True Grit is about finding True Grit in others and most unlikely places including yourself. It's the story of a fiesty 14 year old, Mattie Ross (played by newcomer Hailee Steinfeld in a dream debut) out to avenge the death of her father. True Grit is a film with actual heart - one fuelled by retribution, bloodshed and black humour, but with a heart nevertheless.
I have not seen the earlier movie based on a bleak Charles Portis novel. The Coen brothers, I believe have stuck to the story, more faithfully than the original movie, which got Mr. John Wayne an Oscar. But, Jeff Bridges who plays the role of the grizzled, eye-patched U.S. Marshal Reuben "Rooster" Cogburn, originally played by Mr. Wayne does really well.

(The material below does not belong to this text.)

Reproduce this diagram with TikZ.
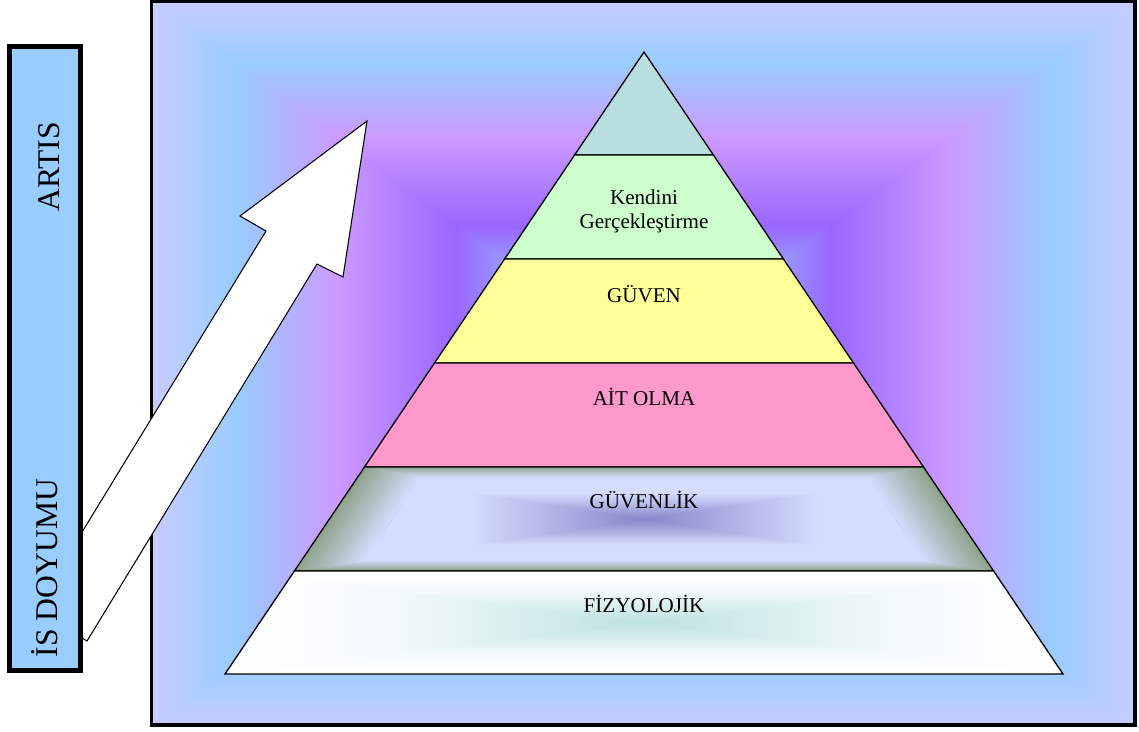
\documentclass[tikz,border=0pt]{standalone}
\usepackage{fontspec}
\setmainfont{Liberation Serif}
\usetikzlibrary{positioning}

% Colours of the background and of the layers
\definecolor{bgedge}{HTML}{C8CCFF}
\definecolor{bgblue}{HTML}{99CCFF}
\definecolor{bgpurple}{HTML}{CC99FF}
\definecolor{bgviolet}{HTML}{9966FF}
\definecolor{bgcore}{HTML}{9A9AFF}
\definecolor{topcol}{HTML}{B8DEE0}
\definecolor{selfcol}{HTML}{CCFFCC}
\definecolor{trustcol}{HTML}{FFFF99}
\definecolor{belongcol}{HTML}{FF99CC}
\definecolor{safeedge}{HTML}{8FA38C}
\definecolor{safemid}{HTML}{D5DDFF}
\definecolor{safecore}{HTML}{8787C9}
\definecolor{physedge}{HTML}{FFFFFF}
\definecolor{physmid}{HTML}{F4FAFA}
\definecolor{physcore}{HTML}{BDE1E1}
\definecolor{barcol}{HTML}{99CCFF}

% Symmetric shadings: edge at 25bp/75bp, centre at 50bp
\pgfdeclareverticalshading{bgshade}{100bp}{color(0bp)=(bgedge); color(25bp)=(bgedge); color(29.25bp)=(bgblue); color(34.5bp)=(bgpurple); color(40.5bp)=(bgviolet); color(43bp)=(bgcore); color(57bp)=(bgcore); color(59.5bp)=(bgviolet); color(65.5bp)=(bgpurple); color(70.75bp)=(bgblue); color(75bp)=(bgedge); color(100bp)=(bgedge)}
\pgfdeclareverticalshading{safeshade}{100bp}{color(0bp)=(safemid); color(37.5bp)=(safemid); color(50bp)=(safecore); color(62.5bp)=(safemid); color(100bp)=(safemid)}
\pgfdeclareverticalshading{physshade}{100bp}{color(0bp)=(physedge); color(25bp)=(physedge); color(35bp)=(physmid); color(50bp)=(physcore); color(65bp)=(physmid); color(75bp)=(physedge); color(100bp)=(physedge)}

\begin{document}
\begin{tikzpicture}[
        x=0.02cm, y=-0.02cm,
        % Style for the pyramid layers and their labels
        layer/.style={draw=black, line width=0.75pt},
        lbl/.style={font=\fontsize{12}{13.7}\selectfont, anchor=base, inner sep=0pt, align=center},
        % Style for the side bar and its labels
        sidebar/.style={draw=black, line width=2.85pt, fill=barcol},
        sidelbl/.style={font=\fontsize{18}{20}\selectfont, rotate=90, anchor=base, inner sep=0pt}
    ]
    \useasboundingbox (0,0) rectangle (1139,731);

    % Background frame
    \shade[shading=bgshade] (151.5,1.7) rectangle (1135,725);
    \shade[shading=bgshade, shading angle=90] (151.5,1.7) -- (643.25,363.35) -- (151.5,725) -- cycle
        (1135,1.7) -- (643.25,363.35) -- (1135,725) -- cycle;
    \draw[line width=2pt] (151.5,1.7) rectangle (1135,725);

    % Upper layers
    \filldraw[layer, fill=topcol] (644,52) -- (713.4,155) -- (574.6,155) -- cycle;
    \filldraw[layer, fill=selfcol] (574.6,155) -- (713.4,155) -- (783.4,259) -- (504.6,259) -- cycle;
    \filldraw[layer, fill=trustcol] (504.6,259) -- (783.4,259) -- (853.5,363) -- (434.5,363) -- cycle;
    \filldraw[layer, fill=belongcol] (434.5,363) -- (853.5,363) -- (923.5,467) -- (364.5,467) -- cycle;

    % Lower layers with gradients
    \begin{scope}
        \clip (364.5,467) -- (923.5,467) -- (993.6,571) -- (294.4,571) -- cycle;
        \foreach \i in {0,...,40}{
            \pgfmathsetmacro{\s}{1-\i*0.005}
            \pgfmathsetmacro{\p}{\i*100/40}
            \fill[safemid!\p!safeedge, scale around={\s:(644,519)}]
                (364.5,467) -- (923.5,467) -- (993.6,571) -- (294.4,571) -- cycle;
        }
        \begin{scope}
            \clip[scale around={0.8:(644,519)}] (364.5,467) -- (923.5,467) -- (993.6,571) -- (294.4,571) -- cycle;
            \shade[shading=safeshade] (294.4,467) rectangle (993.6,571);
            \shade[shading=safeshade, shading angle=90] (294.4,467) -- (644,519) -- (294.4,571) -- cycle
                (993.6,467) -- (644,519) -- (993.6,571) -- cycle;
        \end{scope}
    \end{scope}
    \draw[layer] (364.5,467) -- (923.5,467) -- (993.6,571) -- (294.4,571) -- cycle;
    \begin{scope}
        \clip (294.4,571) -- (993.6,571) -- (1063,674) -- (225,674) -- cycle;
        \shade[shading=physshade] (225,571) rectangle (1063,674);
        \shade[shading=physshade, shading angle=90] (225,571) -- (644,622.5) -- (225,674) -- cycle
            (1063,571) -- (644,622.5) -- (1063,674) -- cycle;
    \end{scope}
    \draw[layer] (294.4,571) -- (993.6,571) -- (1063,674) -- (225,674) -- cycle;

    % Layer labels
    \node[lbl, anchor=center] (self) at (644,211) {Kendini\\Gerçekleştirme};
    \node[lbl] (trust) at (644,302) {GÜVEN};
    \node[lbl] (belong) at (644,405) {AİT OLMA};
    \node[lbl] (safety) at (644,508) {GÜVENLİK};
    \node[lbl] (physio) at (644,612) {FİZYOLOJİK};

    % Rising arrow
    \filldraw[fill=white, draw=black, line width=0.6pt] (35,609) -- (266,231) -- (240,216) -- (367,121)
        -- (343,277) -- (317,264) -- (87,641) -- cycle;

    % Side bar
    \draw[sidebar] (9.5,46.5) rectangle (80.5,670.5);
    \node[sidelbl] (rise) at (59,167) {ARTIS};
    \node[sidelbl] (satisfaction) at (57,568) {İS DOYUMU};
\end{tikzpicture}
\end{document}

True Grit is about performances. Starting from Hailee Steinfield who sets the tone from the beginning, when she as the narrator says, "People do not give it credence that a fourteen-year-old girl could leave home and go off in the wintertime to avenge her father's blood but it did not seem so strange then, although I will say it did not happen every day".
The way, Mattie negotiates for her father's dues and later cajoles Cogburn into taking the assignment of pursuing her father's killer, Tom Chaney is hilarious. Her determination to take things in her own hands and to represent her family responsibly in avenging the death of her father has the innocence of a teenager as well as the audacity of thinking at that age, when fear is unknown. The scene where, Mattie finally meets her father's killer is also quite hilarious, when she tries to arrest him, by telling a few lies. Her first attempt at shooting from her father's gun is also quite funny, as her determination to take back the gold she believes, her father's killer has taken from her father.
Matt Damon plays the buffoon Texas Ranger known only as Mr. LaBeouf ( pronounced LeBeef) who has completely different reasons to go after Tom Chaney and he develops a strange bonding with Mattie in their journey to nab the same person.
Though, some times, the movie moves at a slow place in the initial stages and the accent is too difficult to follow, you won't miss much of the proceedings. Even the ending is not softened, and kind of represents the era and genre the movie represents.
Watch the movie for the different era it represents and the beautiful way in which a parable is told about good and evil. And the line between good and evil is sometimes so blurred, that it's indistinguishable and keeps shifting. If not for anything else, watch the movie for, they don't make such movies here in Bollywood.